The only difference, and the most striking and brilliant part of this, is where they advise people that what is deadly is not the people, but the communication. But it isn't deadly on purpose. (This will be possibly spoiler-y) It simply views the host as a vector to continue transmission, it can't equate it with someone who has hopes or dreams or a family.
Such is the way with all data transmission, though far less fatally and aggressively.

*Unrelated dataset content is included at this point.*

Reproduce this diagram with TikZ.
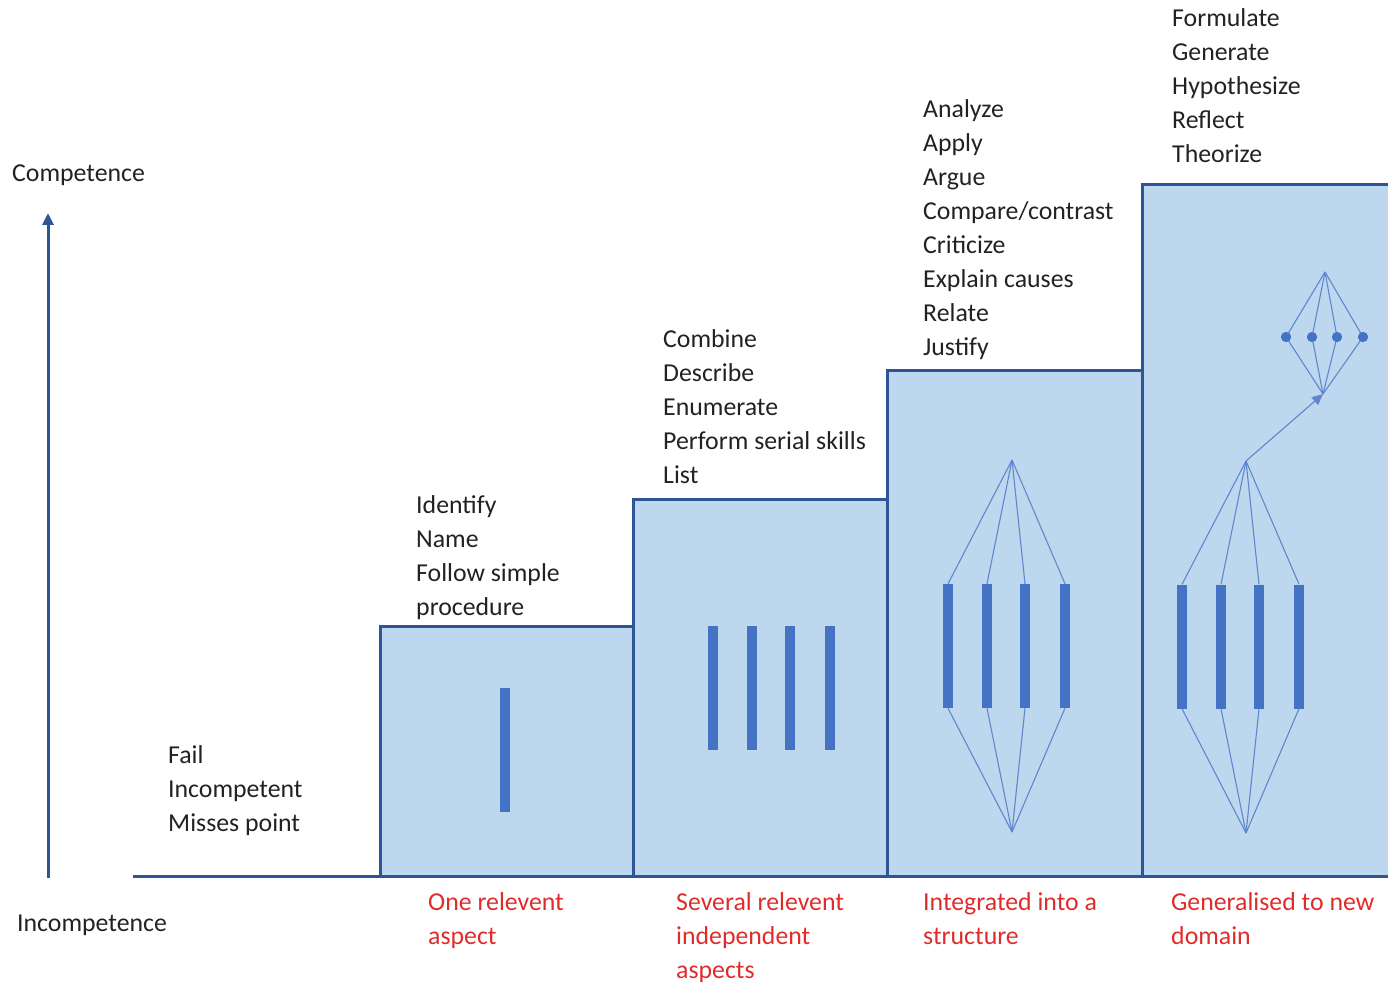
\documentclass[tikz,border=0pt]{standalone}
\usepackage{fontspec}
\setmainfont{Carlito}
\usetikzlibrary{arrows.meta}
\definecolor{boxfill}{HTML}{BDD7EE}
\definecolor{boxline}{HTML}{2F5597}
\definecolor{barblue}{HTML}{4472C4}
\definecolor{txt}{HTML}{222222}
\definecolor{redtxt}{HTML}{E02B2B}
\begin{document}
\begin{tikzpicture}[x=1pt,y=-1pt,
 level/.style={fill=boxfill,draw=boxline,line width=3pt},
 bar/.style={fill=barblue,minimum width=10.5pt,minimum height=124pt,inner sep=0pt,draw=none},
 link/.style={draw=barblue!85,line width=1.1pt},
 dot/.style={circle,fill=barblue,minimum size=10pt,inner sep=0pt},
 words/.style={anchor=north west,inner sep=0pt,align=left,text=txt,font=\fontsize{25.8}{34}\selectfont},
 redwords/.style={words,text=redtxt},
]
\useasboundingbox (0,0) rectangle (1388,984);
% levels
\draw[level] (380,876) rectangle (633,626);
\draw[level] (633,876) rectangle (887,499);
\draw[level] (887,876) rectangle (1142,370);
\draw[level] (1142,876) rectangle (1396,185);
% axes
\coordinate (axlo) at (48,878);
\coordinate (axhi) at (48,213);
\draw[boxline,line width=3pt,-{Triangle[length=12pt,width=11pt]}] (axlo) -- (axhi);
\coordinate (bl) at (133,876);
\coordinate (br) at (1396,876);
\draw[boxline,line width=3pt] (bl) -- (br);
% level 1
\node[bar] (a1) at (505,750) {};
% level 2
\foreach \i/\x in {1/713,2/752,3/790,4/830}
  \node[bar] (b\i) at (\x,688) {};
% level 3
\coordinate (t3) at (1012,460);
\coordinate (u3) at (1012,832);
\foreach \i/\x in {1/948,2/987,3/1025,4/1065}{
  \node[bar] (c\i) at (\x,646) {};
  \draw[link] (c\i.north) -- (t3);
  \draw[link] (c\i.south) -- (u3);
}
% level 4
\coordinate (t4) at (1246,461);
\coordinate (u4) at (1246,833);
\foreach \i/\x in {1/1182,2/1221,3/1259,4/1299}{
  \node[bar] (e\i) at (\x,646.5) {};
  \draw[link] (e\i.north) -- (t4);
  \draw[link] (e\i.south) -- (u4);
}
\coordinate (dtop) at (1325,272);
\coordinate (dbot) at (1323,394);
\foreach \i/\x in {1/1286,2/1312,3/1337,4/1363}{
  \node[dot] (d\i) at (\x,337) {};
  \draw[link] (d\i.center) -- (dtop);
  \draw[link] (d\i.center) -- (dbot);
  \node[dot] at (d\i.center) {};
}
\draw[link,-{Triangle[length=11pt,width=10pt]}] (t4) -- (dbot);
% texts
\node[words] (comp) at (12,157.2) {\strut Competence};
\node[words] (incomp) at (17,907.2) {\strut Incompetence};
\node[words] (l0) at (168,739.2) {\strut Fail\\Incompetent\\Misses point};
\node[words] (l1) at (416,489.2) {\strut Identify\\Name\\Follow simple\\procedure};
\node[words] (l2) at (663,323.2) {\strut Combine\\Describe\\Enumerate\\Perform serial skills\\List};
\node[words] (l3) at (923,93.2) {\strut Analyze\\Apply\\Argue\\Compare/contrast\\Criticize\\Explain causes\\Relate\\Justify};
\node[words] (l4) at (1172,2.2) {\strut Formulate\\Generate\\Hypothesize\\Reflect\\Theorize};
\node[redwords] (r1) at (428,886.2) {\strut One relevent\\aspect};
\node[redwords] (r2) at (676,886.2) {\strut Several relevent\\independent\\aspects};
\node[redwords] (r3) at (923,886.2) {\strut Integrated into a\\structure};
\node[redwords] (r4) at (1171,886.2) {\strut Generalised to new\\domain};
\end{tikzpicture}
\end{document}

Such is the way with Him, supposedly.
I'm starting to think that Slenderman is the most brilliant personification of our own fears and understanding of the dangers of a transmitted idea. It is a reflection of how we feel about this time when all of our information is no longer our own, no longer private. He is the silent watcher, the great Unknown Thing in the background, the faceless group of people who see our blog posts and our tweets or skim over our credit card information on a daily basis. He is every person who could hurt us in the garage late at night that we don't see, or the security guard behind the camera there who might be asleep on the job.
Slenderman is effective because he is the gray space of what we know and don't know, and our fears of what is out there. Slenderman is every person who reads this entry that I don't personally know, or every person who watches a video on YouTube without liking or commentings. He's the untraceable in a world that is becoming far more traceable every second. He's what we want to return to, and what we fear falling total victim to.
We know how to counter oblivion and anonymity with community and with information. We know how to stop the ingress of unwanted attention and snooping... with community and with information. It is a natural and almost auto-immune reaction I am seeing here in these comments for people to surge forward and try to help someone out in this fashion. People being people. God, I want to hug them all for their need to help out. It's amazing.
I can't imagine what it would be like if any of this were really going on, but to see that kind of response would probably be amazingly heartening.
(As an aside, I think we can safely say HE isn't real. I would be dead by now, with as much as I've been staring at pictures and reading about Him.)
I should not write these so late at night, but the noises and insomnia have me again. Maybe I'll try to find Pontypool online and watch it. Damned good Canadian horror film.
you're getting Closer. You need to play the game.